LOOK WHAT YOU MADE ME DO!!
I spent an embarrassing amount of time trying to find a physical copy of this movie. Now, while I did have a reader send me a digital copy, keep in mind, I make horrible financial decisions. Also, there’s just something about holding a physical copy of a terrible movie in your hands that says “I am the worst person.”
You need to know two things about this movie;
One: This movie is currently ranked #1 on the Bottom 100 Movies list on IMDB for a reason.
Two: This movie contains a rapping dog.
“Titanic: The Legend Goes On…” (ellipsis theirs) is the classic story of the Titanic that we’ve all grown to love. Only now, director and writer Camillo Teti has gone through it and twisted it into something horrible and “family friendly”. Where there once was a love story between a third class passenger and a first class passenger, there is now a family of mice throwing a party. Where we once had the exciting sense of wonder that goes along with partaking on a voyage on the worlds largest oceanic vessel, there is now a trio of walking Mexican stereotypes played by mice wearing sombreros. Where Leonardo DiCaprio once proclaimed he was “King of the World!”, there is now a rapping dog.
“There’s something you should know, and I’m gonna tell you so. Don’t sweat it, forget it, enjoy the show.” – Rapping Dog
There is a trio of criminals, a bootleg Cruella DeVille and her two henchmen. There is your typical rich snob babe whom all the gentlemen aboard the ship would like to, as the French would say, plow. Hell, even the Rose character is a direct bootleg of Cinderella, complete with Evil Stepmother and two Evil Stepsisters. In addition, we follow the story of a family of mice. Nothing too special, except the little boy sounds like a young Tommy Wiseau.

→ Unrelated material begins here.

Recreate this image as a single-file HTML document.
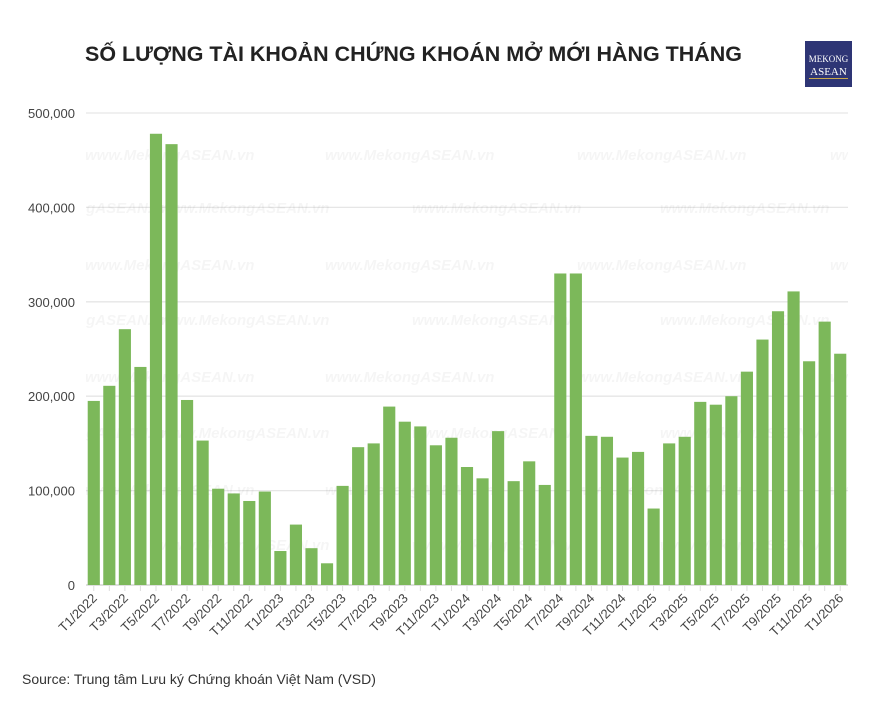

“If it weren’t for you, I would be in someone else’s digestion.” – Mouse Boy
We’re all familiar with the story of the Titanic by now, right? Big boat, lots of people, sinks. That’s it, that’s the story. Some people lived, but most of them died. It’s sad, it’s tragic, and we commemorate that occasion with Celine Dion music. But no, not in this movie.
After the Titanic crashes into the iceberg (which I’m literally surprised didn’t have smiley face and sing it’s own song) the ship goes down and everyone piles into lifeboats, including the musicians and Captain. After a few minutes, everyone is floating around either in the water or in a lifeboat. We watch as all the worst characters become human for just a moment and realize the gravity of the situation. We watch as the animal characters put aside their petty differences and work together to survive. Well, that’s what would happen in a movie with any semblance of plot or cohesion. The people onboard actually try pickpocketing each other and yell to try to convince the others to ignore the drowning people while the animals are pulled to safety by dolphins.
I tried. I tried so hard to find redeeming qualities in this movie. I couldn’t do it. I wanted there to be something to praise because, you know, kids movie. But, no. The answer is obvious now. Camillo Teti hates children. There, I said it.
I hate this movie and everyone involved in it’s creation. There is no excuse for what has happened here, none.
This movie was purchased off eBay from a seller in the UK. I’m surprised this wasn’t confiscated at customs. Part of me wishes it was.